Evaluation of Feature Detectors and Descriptors for Motion Detection from Aerial Videos

In tasks of motion detection from aerial videos, feature-based image registration is an essential step to compensate ego motion of airborne vehicle between consecutive frames. This paper presents the first performance evaluation of feature detectors and descriptors for image alignment and frame difference to detect pixels with motion from aerial videos. To this end, we design two criteria, namely Position Error Rate(PER) and Correct Match Rate(CMR), to characterize the registration accuracy and frame difference success rate, respectively. To generate the pixel-wise registration ground-truth, we employ sophisticated block-matching method, which is then checked and corrected manually by control-points-based alignment method.
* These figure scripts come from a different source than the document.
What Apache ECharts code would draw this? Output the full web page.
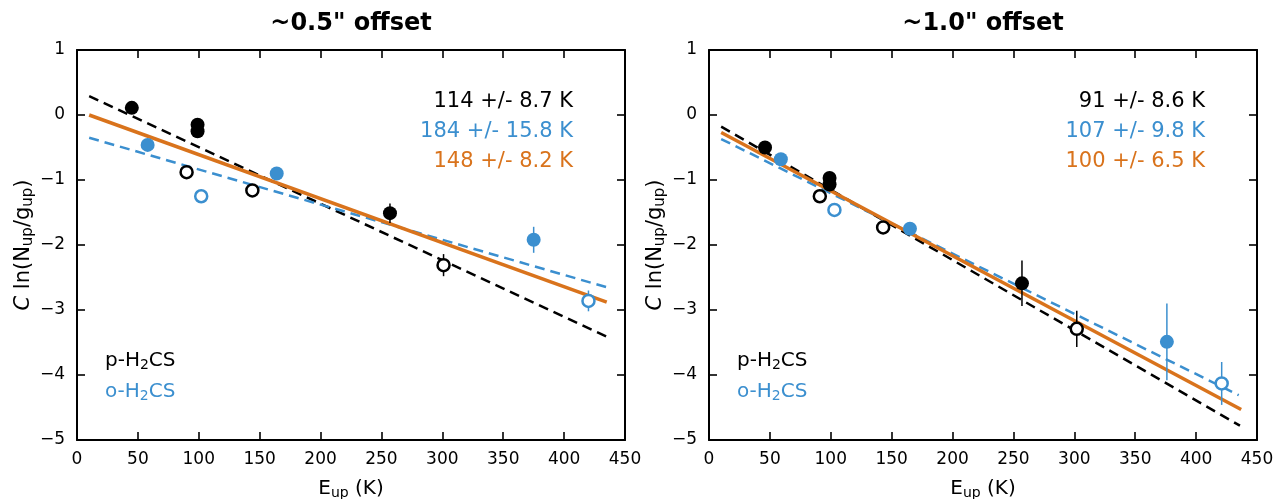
<!DOCTYPE html>
<html>
<head>
<meta charset="utf-8">
<script src="https://cdn.jsdelivr.net/npm/echarts@6/dist/echarts.min.js"></script>
<style>
html,body{margin:0;padding:0;background:#fff;}
#chart{width:1279px;height:499px;}
</style>
</head>
<body>
<div id="chart"></div>
<script>
// ---------- data ----------
const panelTitles = ['~0.5" offset', '~1.0" offset'];
const xTicks = [0, 50, 100, 150, 200, 250, 300, 350, 400, 450];
const yTicks = [-5, -4, -3, -2, -1, 0, 1];

// left panel (~0.5")
const L_pFilledX = [45, 99, 99, 257];
const L_pFilledY = [0.11, -0.15, -0.25, -1.51];
const L_pFilledE = [0.05, 0.05, 0.05, 0.15];
const L_pOpenX = [90, 144, 301];
const L_pOpenY = [-0.88, -1.16, -2.31];
const L_pOpenE = [0.05, 0.06, 0.17];
const L_oFilledX = [58, 164, 375];
const L_oFilledY = [-0.46, -0.90, -1.92];
const L_oFilledE = [0.05, 0.05, 0.20];
const L_oOpenX = [102, 420];
const L_oOpenY = [-1.25, -2.86];
const L_oOpenE = [0.05, 0.16];
const L_fitPX = [10, 435], L_fitPY = [0.29, -3.41];
const L_fitOX = [10, 435], L_fitOY = [-0.35, -2.65];
const L_fitAX = [10, 435], L_fitAY = [0.00, -2.88];
const L_fitText = ['114 +/- 8.7 K', '184 +/- 15.8 K', '148 +/- 8.2 K'];

// right panel (~1.0")
const R_pFilledX = [46, 99, 99, 257];
const R_pFilledY = [-0.50, -0.97, -1.07, -2.59];
const R_pFilledE = [0.06, 0.10, 0.10, 0.35];
const R_pOpenX = [91, 143, 302];
const R_pOpenY = [-1.25, -1.73, -3.29];
const R_pOpenE = [0.05, 0.08, 0.28];
const R_oFilledX = [59, 165, 376];
const R_oFilledY = [-0.68, -1.75, -3.49];
const R_oFilledE = [0.05, 0.08, 0.59];
const R_oOpenX = [103, 421];
const R_oOpenY = [-1.46, -4.13];
const R_oOpenE = [0.05, 0.33];
const R_fitPX = [10, 436], R_fitPY = [-0.18, -4.78];
const R_fitOX = [10, 435], R_fitOY = [-0.37, -4.31];
const R_fitAX = [10, 437], R_fitAY = [-0.27, -4.53];
const R_fitText = ['91 +/- 8.6 K', '107 +/- 9.8 K', '100 +/- 6.5 K'];

// ---------- styling ----------
const BLACK = '#000000', BLUE = '#3b8fcf', ORANGE = '#d9731c';
const FONT = 'DejaVu Sans';
const zip = (xs, ys) => xs.map((x, i) => [x, ys[i]]);
const zipE = (xs, ys, es) => xs.map((x, i) => [x, ys[i] - es[i], ys[i] + es[i]]);

const grids = [
  {left: 77, top: 50, width: 548, height: 390, outerBoundsMode: 'none', containLabel: false},
  {left: 709, top: 50, width: 548, height: 390, outerBoundsMode: 'none', containLabel: false}
];

const xAxis = [], yAxis = [], series = [], graphic = [], title = [];
const minus = v => String(v).replace('-', '\u2212');

const panels = [
  {pF:[L_pFilledX,L_pFilledY,L_pFilledE], pO:[L_pOpenX,L_pOpenY,L_pOpenE],
   oF:[L_oFilledX,L_oFilledY,L_oFilledE], oO:[L_oOpenX,L_oOpenY,L_oOpenE],
   fP:[L_fitPX,L_fitPY], fO:[L_fitOX,L_fitOY], fA:[L_fitAX,L_fitAY], txt:L_fitText},
  {pF:[R_pFilledX,R_pFilledY,R_pFilledE], pO:[R_pOpenX,R_pOpenY,R_pOpenE],
   oF:[R_oFilledX,R_oFilledY,R_oFilledE], oO:[R_oOpenX,R_oOpenY,R_oOpenE],
   fP:[R_fitPX,R_fitPY], fO:[R_fitOX,R_fitOY], fA:[R_fitAX,R_fitAY], txt:R_fitText}
];

const subRich = {
  s: {fontSize: 14, fontFamily: FONT, color: '#000', fontWeight: 'normal', padding: [9, 0, 0, 0]},
  i: {fontSize: 20, fontFamily: FONT, fontStyle: 'italic', fontWeight: 'normal', color: '#000'},
  n: {fontSize: 20, fontFamily: FONT, fontWeight: 'normal', color: '#000'}
};
const subRichY = {
  s: {fontSize: 15, fontFamily: FONT, color: '#000', fontWeight: 'normal', padding: [9, 0, 0, 0]},
  i: {fontSize: 21, fontFamily: FONT, fontStyle: 'italic', fontWeight: 'normal', color: '#000'},
  n: {fontSize: 21, fontFamily: FONT, fontWeight: 'normal', color: '#000'}
};

panels.forEach((p, gi) => {
  const axLine = {show: true, onZero: false, lineStyle: {color: '#000', width: 2}};
  const tick = {show: true, inside: true, length: 8, lineStyle: {color: '#000', width: 1.6}};
  // primary x
  xAxis.push({
    type: 'value', gridIndex: gi, min: 0, max: 450, interval: 50, position: 'bottom',
    axisLine: axLine, axisTick: tick, splitLine: {show: false},
    axisLabel: {color: '#000', fontSize: 17, fontFamily: FONT, margin: 11},
    name: '{n|E}{s|up}{n| (K)}', nameLocation: 'middle', nameGap: 37,
    nameTextStyle: {fontSize: 20, fontFamily: FONT, color: '#000', rich: subRich}
  });
  // top x
  xAxis.push({
    type: 'value', gridIndex: gi, min: 0, max: 450, interval: 50, position: 'top',
    axisLine: axLine, axisTick: tick, splitLine: {show: false}, axisLabel: {show: false}
  });
  yAxis.push({
    type: 'value', gridIndex: gi, min: -5, max: 1, interval: 1, position: 'left',
    axisLine: axLine, axisTick: tick, splitLine: {show: false},
    axisLabel: {color: '#000', fontSize: 17, fontFamily: FONT, margin: 12, formatter: minus},
    name: '{i|C}{n| ln(N}{s|up}{n|/g}{s|up}{n|)}', nameLocation: 'middle', nameGap: 35, nameRotate: 90,
    nameTextStyle: {fontSize: 21, fontFamily: FONT, color: '#000', rich: subRichY}
  });
  yAxis.push({
    type: 'value', gridIndex: gi, min: -5, max: 1, interval: 1, position: 'right',
    axisLine: axLine, axisTick: tick, splitLine: {show: false}, axisLabel: {show: false}
  });
  const xi = gi * 2, yi = gi * 2;

  const line = (d, color, w, dashed) => ({
    type: 'line', xAxisIndex: xi, yAxisIndex: yi, data: zip(d[0], d[1]), symbol: 'none',
    lineStyle: {color, width: w, type: dashed ? [10, 6] : 'solid'}, z: 3, silent: true
  });
  series.push(line(p.fP, BLACK, 2.5, true));
  series.push(line(p.fO, BLUE, 2.5, true));
  series.push(line(p.fA, ORANGE, 3.5, false));

  const err = (d, color) => ({
    type: 'custom', xAxisIndex: xi, yAxisIndex: yi, data: zipE(d[0], d[1], d[2]), z: 4, silent: true,
    renderItem: (params, api) => {
      const a = api.coord([api.value(0), api.value(1)]);
      const b = api.coord([api.value(0), api.value(2)]);
      return {type: 'line', shape: {x1: a[0], y1: a[1], x2: b[0], y2: b[1]},
              style: {stroke: color, lineWidth: 1.5}};
    }
  });
  series.push(err(p.pF, BLACK), err(p.pO, BLACK), err(p.oF, BLUE), err(p.oO, BLUE));

  const pts = (d, color, filled) => ({
    type: 'scatter', xAxisIndex: xi, yAxisIndex: yi, data: zip(d[0], d[1]),
    symbol: 'circle', symbolSize: filled ? 14 : 12, z: 5, silent: true,
    itemStyle: filled ? {color: color, opacity: 1} : {color: '#fff', borderColor: color, borderWidth: 2.5, opacity: 1}
  });
  series.push(pts(p.pF, BLACK, true), pts(p.pO, BLACK, false), pts(p.oF, BLUE, true), pts(p.oO, BLUE, false));

  const g = grids[gi];
  title.push({
    text: panelTitles[gi], left: g.left + g.width / 2, top: 12, padding: 0, textAlign: 'center',
    textStyle: {fontFamily: FONT, fontSize: 24, fontWeight: 'bold', color: '#000'}
  });
  const cols = [BLACK, BLUE, ORANGE];
  p.txt.forEach((t, k) => {
    graphic.push({
      type: 'text', x: g.left + 496, y: 102 + 30 * k, silent: true,
      style: {text: t, fill: cols[k], font: '21px "DejaVu Sans"', textAlign: 'right', textVerticalAlign: 'middle'}
    });
  });
  [['p', BLACK], ['o', BLUE]].forEach(([lab, c], k) => {
    const rich = {
      n: {fontSize: 20, fontFamily: FONT, fontWeight: 'normal', color: c},
      s: {fontSize: 14, fontFamily: FONT, fontWeight: 'normal', color: c, padding: [9, 0, 0, 0]}
    };
    title.push({
      text: '{n|' + lab + '-H}{s|2}{n|CS}', left: g.left + 28, top: 349 + 31 * k, padding: 0,
      textStyle: {rich}
    });
  });
});

const chart = echarts.init(document.getElementById('chart'), null, {renderer: 'canvas'});
chart.setOption({
  animation: false, backgroundColor: '#fff',
  title, grid: grids, xAxis, yAxis, series, graphic
});
</script>
</body>
</html>
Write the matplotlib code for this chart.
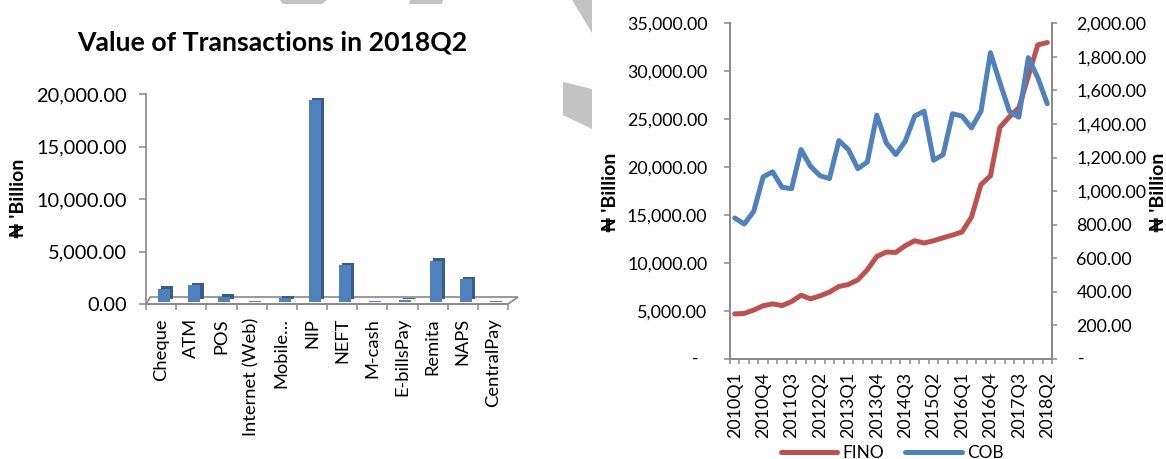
import matplotlib
matplotlib.use("Agg")
import matplotlib.pyplot as plt
import matplotlib.transforms as mtransforms
from matplotlib.patches import Polygon
from matplotlib.ticker import FuncFormatter
import numpy as np

plt.rcParams['font.family'] = ['Lato', 'DejaVu Sans']

# left chart: value of transactions by channel, 2018Q2 (N' billion)
channels = ["Cheque", "ATM", "POS", "Internet (Web)", "Mobile…", "NIP", "NEFT",
            "M-cash", "E-billsPay", "Remita", "NAPS", "CentralPay"]
channel_values = [1250, 1550, 480, 80, 330, 19200, 3500, 30, 150, 3900, 2150, 30]

# right chart: quarterly FINO (left axis) and COB (right axis)
quarters = [f"{y}Q{q}" for y in range(2010, 2019) for q in range(1, 5)][:34]
fino = [4700, 4750, 5100, 5550, 5750, 5570, 5990, 6650, 6270, 6580,
        6970, 7560, 7770, 8250, 9300, 10690, 11150, 11110, 11810, 12330,
        12090, 12330, 12640, 12920, 13250, 14800, 18180, 19100, 24150, 25250,
        26190, 29500, 32750, 33000]
cob = [840, 804, 879, 1085, 1115, 1023, 1015, 1248, 1148, 1092,
       1075, 1301, 1248, 1134, 1174, 1453, 1288, 1218, 1297, 1447,
       1476, 1184, 1218, 1461, 1447, 1377, 1476, 1825, 1646, 1476,
       1441, 1795, 1676, 1521]

AXIS = '#898989'
W, H = 1166, 459
px = 1 / 100

fig = plt.figure(figsize=(W / 100, H / 100), dpi=100)

# grey watermark fragments
for shape in [[(280, 0), (327, 0), (322, 4), (283, 4)],
              [(410, 0), (443, 0), (442, 4), (409, 4)],
              [(572, 0), (592, 0), (592, 33)],
              [(563, 82), (592, 89), (592, 129), (563, 115)]]:
    fig.patches.append(Polygon([(a / W, 1 - b / H) for a, b in shape], closed=True,
                               transform=fig.transFigure, facecolor='#C3C3C3',
                               edgecolor='none', zorder=0))

# ---------------- left: 3D-looking bar chart ----------------
ax1 = fig.add_axes([146 / W, 1 - 304 / H, 362 / W, 210 / H])
x = np.arange(len(channels))
front = ax1.transData + mtransforms.ScaledTranslation(3 * px, 2.3 * px, fig.dpi_scale_trans)
side = ax1.transData + mtransforms.ScaledTranslation(6.3 * px, 4.6 * px, fig.dpi_scale_trans)
ax1.bar(x, channel_values, width=0.4, color='#385D8A', transform=side, zorder=3, clip_on=False)
ax1.bar(x, channel_values, width=0.4, color='#4F81BD', transform=front, zorder=4, clip_on=False)

floor = Polygon([(0, 0), (1, 0), (1 + 10 / 362, 7 / 210), (4.3 / 362, 7 / 210)], closed=True,
                transform=ax1.transAxes, facecolor='white', edgecolor=AXIS, lw=1.2,
                clip_on=False, zorder=2)
ax1.add_patch(floor)

ax1.set_xlim(-0.5, len(channels) - 0.5)
ax1.set_ylim(0, 20000)
ax1.set_yticks(np.arange(0, 20001, 5000))
ax1.yaxis.set_major_formatter(FuncFormatter(lambda v, p: f"{v:,.2f}"))
ax1.set_xticks(x)
ax1.set_xticklabels(channels, rotation=90)
ax1.set_xticks(np.arange(-0.5, len(channels), 1), minor=True)
ax1.tick_params(axis='y', direction='out', length=5, width=1.1, color=AXIS, pad=8.6, labelsize=14.4)
ax1.tick_params(axis='x', which='major', length=0, pad=10, labelsize=13.2)
ax1.tick_params(axis='x', which='minor', direction='out', length=4.3, width=1.1, color=AXIS)
for s in ['top', 'right']:
    ax1.spines[s].set_visible(False)
for s in ['left', 'bottom']:
    ax1.spines[s].set_color(AXIS)
    ax1.spines[s].set_linewidth(1.2)
ax1.patch.set_visible(False)

fig.text(272 / W, 1 - 50 / H, "Value of Transactions in 2018Q2", ha='center', va='baseline',
         fontsize=19.2, fontweight='bold')
fig.text(19 / W, 1 - 198 / H, "₦ 'Billion", rotation=90, ha='center', va='center',
         fontsize=14, fontweight='bold')

# ---------------- right: dual-axis line chart ----------------
ax2 = fig.add_axes([730 / W, 1 - 359 / H, 322 / W, 335.7 / H])
t = np.arange(len(quarters))
l1, = ax2.plot(t, fino, color='#C0504D', lw=3.6, solid_joinstyle='round',
               solid_capstyle='round', label='FINO')
ax3 = ax2.twinx()
l2, = ax3.plot(t, cob, color='#4F81BD', lw=3.6, solid_joinstyle='round',
               solid_capstyle='round', label='COB')

ax2.set_xlim(-0.5, len(quarters) - 0.5)
ax2.set_ylim(0, 35000)
ax3.set_ylim(0, 2000)
ax2.set_yticks(np.arange(0, 35001, 5000))
ax3.set_yticks(np.arange(0, 2001, 200))
fmt = FuncFormatter(lambda v, p: "" if v == 0 else f"{v:,.2f}")
ax2.yaxis.set_major_formatter(fmt)
ax3.yaxis.set_major_formatter(fmt)
ax2.set_xticks(t[::3])
ax2.set_xticklabels(quarters[::3], rotation=90)
ax2.set_xticks(np.arange(-0.5, len(quarters), 1), minor=True)
ax2.tick_params(axis='x', which='major', length=0, pad=9.4, labelsize=12.9)
ax2.tick_params(axis='x', which='minor', direction='out', length=3.6, width=1.1, color=AXIS)
ax2.tick_params(axis='y', direction='out', length=4.3, width=1.1, color=AXIS, pad=12, labelsize=12.9)
ax3.tick_params(axis='y', direction='out', length=3.6, width=1.1, color=AXIS, pad=14, labelsize=12.9)
ax2.text(-0.108, 0, "-", transform=ax2.get_yaxis_transform(), ha='center', va='center', fontsize=12.9)
ax3.text(1.090, 0, "-", transform=ax3.get_yaxis_transform(), ha='center', va='center', fontsize=12.9)

for a in (ax2, ax3):
    a.spines['top'].set_visible(False)
ax2.spines['right'].set_visible(False)
ax3.spines['left'].set_visible(False)
ax3.spines['bottom'].set_visible(False)
for s in [ax2.spines['left'], ax2.spines['bottom'], ax3.spines['right']]:
    s.set_color(AXIS)
    s.set_linewidth(1.4)

fig.text(610 / W, 1 - 192 / H, "₦ 'Billion", rotation=90, ha='center', va='center',
         fontsize=14, fontweight='bold')
fig.text(1158 / W, 1 - 192 / H, "₦ 'Billion", rotation=90, ha='center', va='center',
         fontsize=14, fontweight='bold')

fig.legend([l1, l2], ['FINO', 'COB'], loc='center', bbox_to_anchor=(892 / W, 1 - 453 / H),
           ncol=2, frameon=False, fontsize=12.4, handlelength=3.3, handletextpad=0.3,
           columnspacing=1.2)

fig.savefig('out.png', dpi=100)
Based on the proposed metrics and ground-truth registration parameters, five detectors (Harris, FAST, SUSAN, DoG, and SUSAN_M) and four descriptors (Intensity, BRIEF, HOG and SIFT) are examined. We test detector-descriptor combinations in typical visual light aerial videos and infrared aerial videos. We find that detector plays a more important role in both registration accuracy and efficiency than descriptor does, thus should receive more attention in the area of motion detection from aerial videos. For detectors, DoG performs well in most videos but has the lowest efficiency, and SUSAN_M achieves good performance balance between registration accuracy and efficiency. We also reveal that currently widely used detectors should be tailored to moving object detection tasks in future research on the aspects of feature spatial layout, removing features on moving targets, feature number control, as well as computational efficiency.